|Ph.D Student||Ben Hur Asa|
|Subject||Computation: A Dynamical Systems Approach|
|Department||Department of Industrial Engineering and Management||Supervisor||Ms. Hava Sigelmann|
The theory of complexity, one of the cornerstones of theoretical computer science, has logic and discrete mathematics as its mathematical foundations. In its basis is the Turing machine, the mathematical abstraction of a digital computer. A Turing machine is essentially a discrete time dynamical systems in a discrete configuration space. In this thesis we aim to incorporate concepts of mathematical analysis into complexity theory, thus enlarging its scope to encompass continuous algorithms defined by differential equations. We provide the foundations for an algorithmic and complexity analysis of flows that converge to fixed points. This way the efficiency of a large class of continuous algorithms defined by differential equations can be compared against discrete algorithms.

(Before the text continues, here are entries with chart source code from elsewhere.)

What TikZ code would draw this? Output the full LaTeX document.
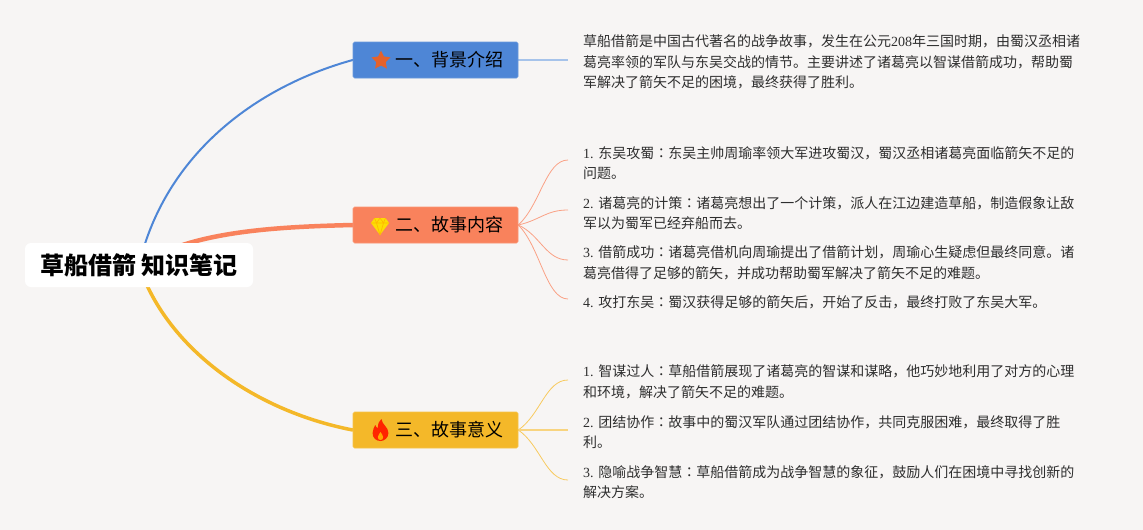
\documentclass[tikz,border=0pt]{standalone}
\usepackage{fontspec}
\setmainfont{Noto Sans CJK SC}
\newfontfamily\latf{Liberation Serif}
\newfontfamily\colf{Noto Sans CJK TC}
\usetikzlibrary{backgrounds,shapes.geometric}
\definecolor{paper}{HTML}{F7F5F4}
\definecolor{blueb}{HTML}{4E86D6}
\definecolor{orangeb}{HTML}{F9825C}
\definecolor{yellowb}{HTML}{F4B829}
\definecolor{starred}{HTML}{E4622C}
\definecolor{leaftext}{HTML}{2E2E2E}
\newcommand{\lnum}[1]{{\latf #1}}
\newcommand{\mcol}{{\colf ：}}
\tikzset{
  x=1pt, y=-1pt,
  rootbox/.style={fill=white, rounded corners=6pt, minimum width=228pt, minimum height=44pt,
    inner sep=0pt, font=\fontsize{24}{28}\selectfont\bfseries},
  catbox/.style={draw=#1!85!white, fill=#1, rounded corners=1.5pt, line width=0.6pt, minimum width=165pt,
    minimum height=36pt, inner sep=0pt, text=black, font=\fontsize{18}{22}\selectfont},
  leafbox/.style={anchor=west, align=left, inner ysep=0pt, inner xsep=15pt, text=leaftext,
    font=\fontsize{14}{20.5}\selectfont},
  branch/.style={draw=#1, line cap=round},
  twig/.style={draw=#1!75!white, line width=0.8pt},
  pics/staricon/.style={code={
    \node[star, star points=5, star point ratio=2, fill=#1, inner sep=0pt, minimum size=20pt] (-star) at (0,0) {};
  }},
  pics/gemicon/.style={code={
    \fill[yellow!80!orange] (-5.5,-8) -- (5.5,-8) -- (9,-3) -- (0,9) -- (-9,-3) -- cycle;
    \draw[orange!55!yellow, line width=0.7pt, line join=round]
      (-9,-3) -- (9,-3) (-5.5,-8) -- (-3.5,-3) -- (0,9) -- (3.5,-3) -- (5.5,-8) (-3.5,-3) -- (0,-8) -- (3.5,-3);
  }},
  pics/flameicon/.style={code={
    \fill[red!72!orange] (1,-11) .. controls (2,-5) and (9,-3) .. (9,3) .. controls (9,8) and (4,11) .. (0,11)
      .. controls (-5,11) and (-9,8) .. (-9,3) .. controls (-9,0) and (-7,-3) .. (-6,-5)
      .. controls (-5,-3) and (-4,-2) .. (-3,-2) .. controls (-3,-6) and (-2,-9) .. (1,-11) -- cycle;
    \fill[orange!70!yellow] (0,2) .. controls (1,4) and (3,5) .. (3,7) .. controls (3,9) and (2,10) .. (0,10)
      .. controls (-2,10) and (-3,9) .. (-3,7) .. controls (-3,5) and (-1,4) .. (0,2) -- cycle;
  }},
}

\begin{document}
\begin{tikzpicture}
  \useasboundingbox (0,0) rectangle (1143,530);

  \node[rootbox] (root) at (139,265) {草船借箭 知识笔记};

  \node[catbox=blueb] (intro) at (435.5,60) {\hspace*{28pt}一、背景介绍};
  \node[catbox=orangeb] (story) at (435.5,225) {\hspace*{28pt}二、故事内容};
  \node[catbox=yellowb] (meaning) at (435.5,430) {\hspace*{28pt}三、故事意义};

  \pic at (381,60.5) {staricon=starred};
  \pic at (380,226) {gemicon};
  \pic[xscale=.88] at (380.5,430) {flameicon};

  \node[leafbox] (introa) at (568,62) {草船借箭是中国古代著名的战争故事，发生在公元\lnum{208}年三国时期，由蜀汉丞相诸\\
    葛亮率领的军队与东吴交战的情节。主要讲述了诸葛亮以智谋借箭成功，帮助蜀\\
    军解决了箭矢不足的困境，最终获得了胜利。};

  \node[leafbox] (storya) at (568,163) {\lnum{1. }东吴攻蜀\mcol 东吴主帅周瑜率领大军进攻蜀汉，蜀汉丞相诸葛亮面临箭矢不足的\\问题。};
  \node[leafbox] (storyb) at (568,213) {\lnum{2. }诸葛亮的计策\mcol 诸葛亮想出了一个计策，派人在江边建造草船，制造假象让敌\\军以为蜀军已经弃船而去。};
  \node[leafbox] (storyc) at (568,263) {\lnum{3. }借箭成功\mcol 诸葛亮借机向周瑜提出了借箭计划，周瑜心生疑虑但最终同意。诸\\葛亮借得了足够的箭矢，并成功帮助蜀军解决了箭矢不足的难题。};
  \node[leafbox] (storyd) at (568,302) {\lnum{4. }攻打东吴\mcol 蜀汉获得足够的箭矢后，开始了反击，最终打败了东吴大军。};

  \node[leafbox] (meana) at (568,382) {\lnum{1. }智谋过人\mcol 草船借箭展现了诸葛亮的智谋和谋略，他巧妙地利用了对方的心理\\和环境，解决了箭矢不足的难题。};
  \node[leafbox] (meanb) at (568,432) {\lnum{2. }团结协作\mcol 故事中的蜀汉军队通过团结协作，共同克服困难，最终取得了胜\\利。};
  \node[leafbox] (meanc) at (568,482) {\lnum{3. }隐喻战争智慧\mcol 草船借箭成为战争智慧的象征，鼓励人们在困境中寻找创新的\\解决方案。};

  \begin{scope}[on background layer]
    \fill[paper] (0,0) rectangle (1143,530);

    \draw[branch=blueb, line width=2pt] (root.center) .. controls (165,155) and (255,87) .. (intro.west);
    \draw[branch=orangeb, line width=4.5pt] (root.center) .. controls (190,232) and (270,227) .. (story.west);
    \draw[branch=yellowb, line width=3.5pt] (root.center) .. controls (165,345) and (250,410) .. (meaning.west);

    \draw[draw=blueb!50!white, line width=1.5pt] (intro.east) -- ([yshift=2pt]introa.west);

    % leaf curves end a little above the text centre
    \foreach \leaf/\lift in {storya/-20, storyb/-5, storyc/10, storyd/22}
      \draw[twig=orangeb] (story.east) .. controls +(22,\lift) and +(-22,0) .. ([yshift=3pt]\leaf.west);
    \foreach \leaf/\lift in {meana/-15, meanc/15}
      \draw[twig=yellowb] (meaning.east) .. controls +(22,\lift) and +(-22,0) .. ([yshift=2pt]\leaf.west);
    \draw[draw=yellowb!60!white, line width=1.2pt] (meaning.east) -- ([yshift=2pt]meanb.west);
  \end{scope}
\end{tikzpicture}
\end{document}
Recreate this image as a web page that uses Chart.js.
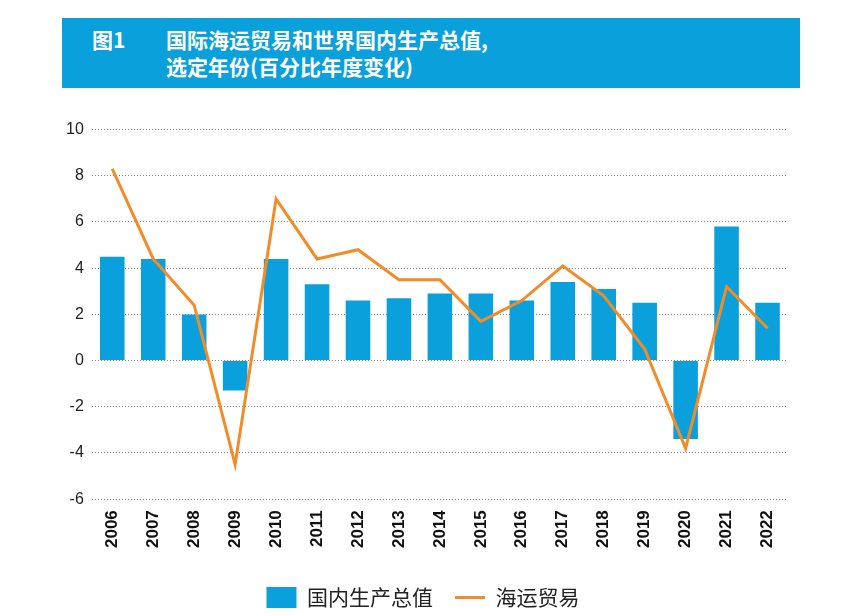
<!DOCTYPE html>
<html><head><meta charset="utf-8">
<script src="https://cdn.jsdelivr.net/npm/chart.js@4"></script>
<style>
body{margin:0;width:847px;height:616px;background:#fff;font-family:"Noto Sans CJK SC","Liberation Serif",serif;}
#hdr{position:absolute;left:62px;top:18px;width:738px;height:70px;background:#0aa0db;color:#fff;font-weight:bold;font-size:21px;line-height:27px;}
#hdr .n{position:absolute;left:30px;top:8px;}
#hdr .t{position:absolute;left:104px;top:8px;}
#wrap{position:absolute;left:58px;top:112px;width:740px;height:506px;}
</style></head><body>
<div id="hdr"><div class="n">图1</div><div class="t">国际海运贸易和世界国内生产总值,<br>选定年份(百分比年度变化)</div></div>
<div id="wrap"><canvas id="c"></canvas></div>
<script>
const years=["2006","2007","2008","2009","2010","2011","2012","2013","2014","2015","2016","2017","2018","2019","2020","2021","2022"];
const gdp=[4.5,4.4,2.0,-1.3,4.4,3.3,2.6,2.7,2.9,2.9,2.6,3.4,3.1,2.5,-3.4,5.8,2.5];
const trade=[8.3,4.4,2.4,-4.5,7.0,4.4,4.8,3.5,3.5,1.7,2.6,4.1,2.8,0.5,-3.8,3.2,1.4];
const yTicks=[10,8,6,4,2,0,-2,-4,-6];
new Chart(document.getElementById('c'),{
data:{labels:years,datasets:[
{type:'bar',label:'国内生产总值',data:gdp,backgroundColor:'#0aa0db',categoryPercentage:0.6,barPercentage:1,order:1,pointStyle:'rect'},
{type:'line',label:'海运贸易',data:trade,borderColor:'#f28c28',backgroundColor:'#f28c28',borderWidth:3,pointRadius:0,tension:0,order:0,pointStyle:'line'}
]},
options:{responsive:true,maintainAspectRatio:false,animation:false,
layout:{padding:{right:10}},
plugins:{legend:{position:'bottom',labels:{color:'#222',font:{size:21,family:'Noto Sans CJK SC'},usePointStyle:true,pointStyleWidth:30,padding:22,sort:(a,b)=>a.datasetIndex-b.datasetIndex}},tooltip:{enabled:false}},
scales:{
x:{afterFit(s){s.height+=14;},grid:{display:false},border:{display:false},ticks:{color:'#111',font:{size:17,weight:'bold',family:'Liberation Sans'},maxRotation:90,minRotation:90}},
y:{min:-6,max:10,afterBuildTicks(a){a.ticks=yTicks.map(v=>({value:v}));},border:{display:false,dash:[1,2]},grid:{color:'#888',lineWidth:1,drawTicks:false},ticks:{color:'#222',padding:8,font:{size:16,family:'Liberation Sans'}}}
}}});
</script></body></html>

Time complexity of continuous time systems is a delicate issue that is hard to define in a meaningful way. By interpreting differential equations as models of physical systems we connect time as measured in the laboratory with time complexity, making it a well-defined concept. We show that a differential equation that solves the maximum network flow problem has polynomial (continuous) time complexity, and perform a probabilistic analysis of a flow for linear programming. We conjecture that a subclass of the continuous P is equivalent to the classical P.
Considering ODEs in computational terms allows a computational interpretation of physical and biological phenomena. As an example, we analyze a set of equations that describe the process of gene expression in a cell. New experiments that report the construction of artificial gene networks suggest that this might be useful as a novel computing paradigm.